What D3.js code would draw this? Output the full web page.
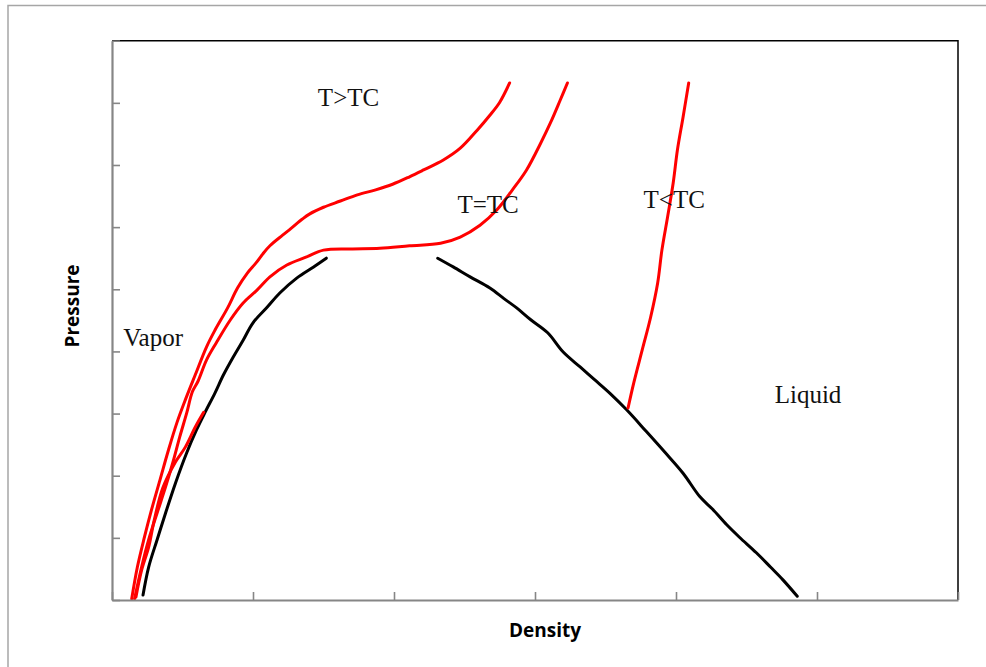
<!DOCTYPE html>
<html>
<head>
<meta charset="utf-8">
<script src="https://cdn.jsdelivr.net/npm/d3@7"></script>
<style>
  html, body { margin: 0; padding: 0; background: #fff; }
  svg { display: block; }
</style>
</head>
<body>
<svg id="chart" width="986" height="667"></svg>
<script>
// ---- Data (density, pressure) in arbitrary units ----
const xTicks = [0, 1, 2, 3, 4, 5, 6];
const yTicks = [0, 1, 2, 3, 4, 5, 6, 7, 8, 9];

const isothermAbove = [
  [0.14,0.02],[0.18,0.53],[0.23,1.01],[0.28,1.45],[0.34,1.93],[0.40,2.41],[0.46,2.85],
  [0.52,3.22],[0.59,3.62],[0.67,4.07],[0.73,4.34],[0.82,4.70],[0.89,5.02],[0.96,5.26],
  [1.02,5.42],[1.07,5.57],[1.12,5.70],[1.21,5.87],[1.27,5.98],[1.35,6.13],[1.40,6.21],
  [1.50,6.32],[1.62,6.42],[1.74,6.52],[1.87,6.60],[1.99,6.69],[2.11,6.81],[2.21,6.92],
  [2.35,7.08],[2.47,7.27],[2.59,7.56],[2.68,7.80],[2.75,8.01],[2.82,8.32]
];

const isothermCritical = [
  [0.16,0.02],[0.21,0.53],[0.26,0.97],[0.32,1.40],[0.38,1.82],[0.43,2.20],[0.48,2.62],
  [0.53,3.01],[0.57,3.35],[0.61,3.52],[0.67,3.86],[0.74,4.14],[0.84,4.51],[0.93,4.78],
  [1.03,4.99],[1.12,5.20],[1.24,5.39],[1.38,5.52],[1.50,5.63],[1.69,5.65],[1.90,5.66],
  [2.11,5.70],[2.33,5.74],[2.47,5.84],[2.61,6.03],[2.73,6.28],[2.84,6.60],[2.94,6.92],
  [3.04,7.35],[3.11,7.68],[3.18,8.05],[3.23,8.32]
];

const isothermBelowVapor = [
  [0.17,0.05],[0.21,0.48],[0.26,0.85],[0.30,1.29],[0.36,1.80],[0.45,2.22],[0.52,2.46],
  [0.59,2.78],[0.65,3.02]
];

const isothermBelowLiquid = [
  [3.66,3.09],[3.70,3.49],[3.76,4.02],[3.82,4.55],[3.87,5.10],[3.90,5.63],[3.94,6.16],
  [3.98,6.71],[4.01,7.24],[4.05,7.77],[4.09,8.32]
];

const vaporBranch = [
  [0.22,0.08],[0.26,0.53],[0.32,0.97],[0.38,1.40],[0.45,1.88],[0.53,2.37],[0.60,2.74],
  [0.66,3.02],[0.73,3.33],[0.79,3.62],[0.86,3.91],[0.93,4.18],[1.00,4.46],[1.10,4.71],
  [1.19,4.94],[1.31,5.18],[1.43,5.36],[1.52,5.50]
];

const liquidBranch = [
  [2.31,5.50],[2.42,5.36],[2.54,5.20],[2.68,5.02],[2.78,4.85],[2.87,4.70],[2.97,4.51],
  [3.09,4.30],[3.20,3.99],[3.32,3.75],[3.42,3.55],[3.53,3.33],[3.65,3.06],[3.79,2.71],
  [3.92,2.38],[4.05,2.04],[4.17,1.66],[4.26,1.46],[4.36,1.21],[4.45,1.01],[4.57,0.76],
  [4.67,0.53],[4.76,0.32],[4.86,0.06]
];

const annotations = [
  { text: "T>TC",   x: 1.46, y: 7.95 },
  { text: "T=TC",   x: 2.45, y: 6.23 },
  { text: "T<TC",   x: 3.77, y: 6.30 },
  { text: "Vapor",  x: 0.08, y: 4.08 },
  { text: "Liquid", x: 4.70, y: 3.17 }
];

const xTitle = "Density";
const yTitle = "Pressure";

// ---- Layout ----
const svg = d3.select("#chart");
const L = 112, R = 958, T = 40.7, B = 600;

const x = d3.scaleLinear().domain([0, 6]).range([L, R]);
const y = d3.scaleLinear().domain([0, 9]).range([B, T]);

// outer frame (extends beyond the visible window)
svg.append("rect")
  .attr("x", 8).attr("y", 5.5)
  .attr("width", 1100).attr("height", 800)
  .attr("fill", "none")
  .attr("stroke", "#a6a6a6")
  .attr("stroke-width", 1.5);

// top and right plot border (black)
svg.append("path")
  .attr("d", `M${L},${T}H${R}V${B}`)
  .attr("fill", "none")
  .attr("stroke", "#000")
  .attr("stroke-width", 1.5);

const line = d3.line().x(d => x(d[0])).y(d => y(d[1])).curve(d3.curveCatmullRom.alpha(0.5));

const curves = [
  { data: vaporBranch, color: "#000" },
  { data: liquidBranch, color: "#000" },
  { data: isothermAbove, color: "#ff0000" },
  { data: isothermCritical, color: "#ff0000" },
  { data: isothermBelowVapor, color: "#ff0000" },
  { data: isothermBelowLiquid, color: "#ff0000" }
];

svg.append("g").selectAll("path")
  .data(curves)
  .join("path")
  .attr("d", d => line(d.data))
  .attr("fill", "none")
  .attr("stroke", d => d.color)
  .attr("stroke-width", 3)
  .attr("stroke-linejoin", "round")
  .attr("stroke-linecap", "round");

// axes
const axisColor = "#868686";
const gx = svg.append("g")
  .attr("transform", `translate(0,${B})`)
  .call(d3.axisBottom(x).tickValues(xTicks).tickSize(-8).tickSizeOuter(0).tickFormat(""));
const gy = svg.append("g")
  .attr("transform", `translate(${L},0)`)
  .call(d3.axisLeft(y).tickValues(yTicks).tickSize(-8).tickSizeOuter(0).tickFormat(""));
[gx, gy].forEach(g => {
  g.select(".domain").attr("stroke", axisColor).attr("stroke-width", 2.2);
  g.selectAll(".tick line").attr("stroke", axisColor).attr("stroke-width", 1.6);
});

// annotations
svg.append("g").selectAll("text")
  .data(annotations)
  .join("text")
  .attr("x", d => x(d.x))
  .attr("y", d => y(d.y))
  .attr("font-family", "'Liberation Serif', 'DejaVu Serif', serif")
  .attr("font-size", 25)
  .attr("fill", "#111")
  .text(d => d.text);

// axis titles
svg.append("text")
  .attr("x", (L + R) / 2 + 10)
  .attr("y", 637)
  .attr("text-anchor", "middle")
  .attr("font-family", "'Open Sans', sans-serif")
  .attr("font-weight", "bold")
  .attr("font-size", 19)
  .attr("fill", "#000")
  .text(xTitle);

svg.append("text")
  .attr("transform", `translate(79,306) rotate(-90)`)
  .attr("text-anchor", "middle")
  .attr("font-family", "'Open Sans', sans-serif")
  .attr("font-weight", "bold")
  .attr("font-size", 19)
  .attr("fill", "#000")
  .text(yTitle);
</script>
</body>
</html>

■ ■ ■ ■ ■

Transcribe the listing above verbatim. Omit the pictures.

What D3.js code would draw this? Output the full web page.
<!DOCTYPE html>
<html>
<head>
<meta charset="utf-8">
<script src="https://cdn.jsdelivr.net/npm/d3@7"></script>
<style>
  html, body { margin: 0; padding: 0; background: #fff; }
  svg { display: block; }
</style>
</head>
<body>
<svg id="chart" width="986" height="667"></svg>
<script>
// ---- Data (density, pressure) in arbitrary units ----
const xTicks = [0, 1, 2, 3, 4, 5, 6];
const yTicks = [0, 1, 2, 3, 4, 5, 6, 7, 8, 9];

const isothermAbove = [
  [0.14,0.02],[0.18,0.53],[0.23,1.01],[0.28,1.45],[0.34,1.93],[0.40,2.41],[0.46,2.85],
  [0.52,3.22],[0.59,3.62],[0.67,4.07],[0.73,4.34],[0.82,4.70],[0.89,5.02],[0.96,5.26],
  [1.02,5.42],[1.07,5.57],[1.12,5.70],[1.21,5.87],[1.27,5.98],[1.35,6.13],[1.40,6.21],
  [1.50,6.32],[1.62,6.42],[1.74,6.52],[1.87,6.60],[1.99,6.69],[2.11,6.81],[2.21,6.92],
  [2.35,7.08],[2.47,7.27],[2.59,7.56],[2.68,7.80],[2.75,8.01],[2.82,8.32]
];

const isothermCritical = [
  [0.16,0.02],[0.21,0.53],[0.26,0.97],[0.32,1.40],[0.38,1.82],[0.43,2.20],[0.48,2.62],
  [0.53,3.01],[0.57,3.35],[0.61,3.52],[0.67,3.86],[0.74,4.14],[0.84,4.51],[0.93,4.78],
  [1.03,4.99],[1.12,5.20],[1.24,5.39],[1.38,5.52],[1.50,5.63],[1.69,5.65],[1.90,5.66],
  [2.11,5.70],[2.33,5.74],[2.47,5.84],[2.61,6.03],[2.73,6.28],[2.84,6.60],[2.94,6.92],
  [3.04,7.35],[3.11,7.68],[3.18,8.05],[3.23,8.32]
];

const isothermBelowVapor = [
  [0.17,0.05],[0.21,0.48],[0.26,0.85],[0.30,1.29],[0.36,1.80],[0.45,2.22],[0.52,2.46],
  [0.59,2.78],[0.65,3.02]
];

const isothermBelowLiquid = [
  [3.66,3.09],[3.70,3.49],[3.76,4.02],[3.82,4.55],[3.87,5.10],[3.90,5.63],[3.94,6.16],
  [3.98,6.71],[4.01,7.24],[4.05,7.77],[4.09,8.32]
];

const vaporBranch = [
  [0.22,0.08],[0.26,0.53],[0.32,0.97],[0.38,1.40],[0.45,1.88],[0.53,2.37],[0.60,2.74],
  [0.66,3.02],[0.73,3.33],[0.79,3.62],[0.86,3.91],[0.93,4.18],[1.00,4.46],[1.10,4.71],
  [1.19,4.94],[1.31,5.18],[1.43,5.36],[1.52,5.50]
];

const liquidBranch = [
  [2.31,5.50],[2.42,5.36],[2.54,5.20],[2.68,5.02],[2.78,4.85],[2.87,4.70],[2.97,4.51],
  [3.09,4.30],[3.20,3.99],[3.32,3.75],[3.42,3.55],[3.53,3.33],[3.65,3.06],[3.79,2.71],
  [3.92,2.38],[4.05,2.04],[4.17,1.66],[4.26,1.46],[4.36,1.21],[4.45,1.01],[4.57,0.76],
  [4.67,0.53],[4.76,0.32],[4.86,0.06]
];

const annotations = [
  { text: "T>TC",   x: 1.46, y: 7.95 },
  { text: "T=TC",   x: 2.45, y: 6.23 },
  { text: "T<TC",   x: 3.77, y: 6.30 },
  { text: "Vapor",  x: 0.08, y: 4.08 },
  { text: "Liquid", x: 4.70, y: 3.17 }
];

const xTitle = "Density";
const yTitle = "Pressure";

// ---- Layout ----
const svg = d3.select("#chart");
const L = 112, R = 958, T = 40.7, B = 600;

const x = d3.scaleLinear().domain([0, 6]).range([L, R]);
const y = d3.scaleLinear().domain([0, 9]).range([B, T]);

// outer frame (extends beyond the visible window)
svg.append("rect")
  .attr("x", 8).attr("y", 5.5)
  .attr("width", 1100).attr("height", 800)
  .attr("fill", "none")
  .attr("stroke", "#a6a6a6")
  .attr("stroke-width", 1.5);

// top and right plot border (black)
svg.append("path")
  .attr("d", `M${L},${T}H${R}V${B}`)
  .attr("fill", "none")
  .attr("stroke", "#000")
  .attr("stroke-width", 1.5);

const line = d3.line().x(d => x(d[0])).y(d => y(d[1])).curve(d3.curveCatmullRom.alpha(0.5));

const curves = [
  { data: vaporBranch, color: "#000" },
  { data: liquidBranch, color: "#000" },
  { data: isothermAbove, color: "#ff0000" },
  { data: isothermCritical, color: "#ff0000" },
  { data: isothermBelowVapor, color: "#ff0000" },
  { data: isothermBelowLiquid, color: "#ff0000" }
];

svg.append("g").selectAll("path")
  .data(curves)
  .join("path")
  .attr("d", d => line(d.data))
  .attr("fill", "none")
  .attr("stroke", d => d.color)
  .attr("stroke-width", 3)
  .attr("stroke-linejoin", "round")
  .attr("stroke-linecap", "round");

// axes
const axisColor = "#868686";
const gx = svg.append("g")
  .attr("transform", `translate(0,${B})`)
  .call(d3.axisBottom(x).tickValues(xTicks).tickSize(-8).tickSizeOuter(0).tickFormat(""));
const gy = svg.append("g")
  .attr("transform", `translate(${L},0)`)
  .call(d3.axisLeft(y).tickValues(yTicks).tickSize(-8).tickSizeOuter(0).tickFormat(""));
[gx, gy].forEach(g => {
  g.select(".domain").attr("stroke", axisColor).attr("stroke-width", 2.2);
  g.selectAll(".tick line").attr("stroke", axisColor).attr("stroke-width", 1.6);
});

// annotations
svg.append("g").selectAll("text")
  .data(annotations)
  .join("text")
  .attr("x", d => x(d.x))
  .attr("y", d => y(d.y))
  .attr("font-family", "'Liberation Serif', 'DejaVu Serif', serif")
  .attr("font-size", 25)
  .attr("fill", "#111")
  .text(d => d.text);

// axis titles
svg.append("text")
  .attr("x", (L + R) / 2 + 10)
  .attr("y", 637)
  .attr("text-anchor", "middle")
  .attr("font-family", "'Open Sans', sans-serif")
  .attr("font-weight", "bold")
  .attr("font-size", 19)
  .attr("fill", "#000")
  .text(xTitle);

svg.append("text")
  .attr("transform", `translate(79,306) rotate(-90)`)
  .attr("text-anchor", "middle")
  .attr("font-family", "'Open Sans', sans-serif")
  .attr("font-weight", "bold")
  .attr("font-size", 19)
  .attr("fill", "#000")
  .text(yTitle);
</script>
</body>
</html>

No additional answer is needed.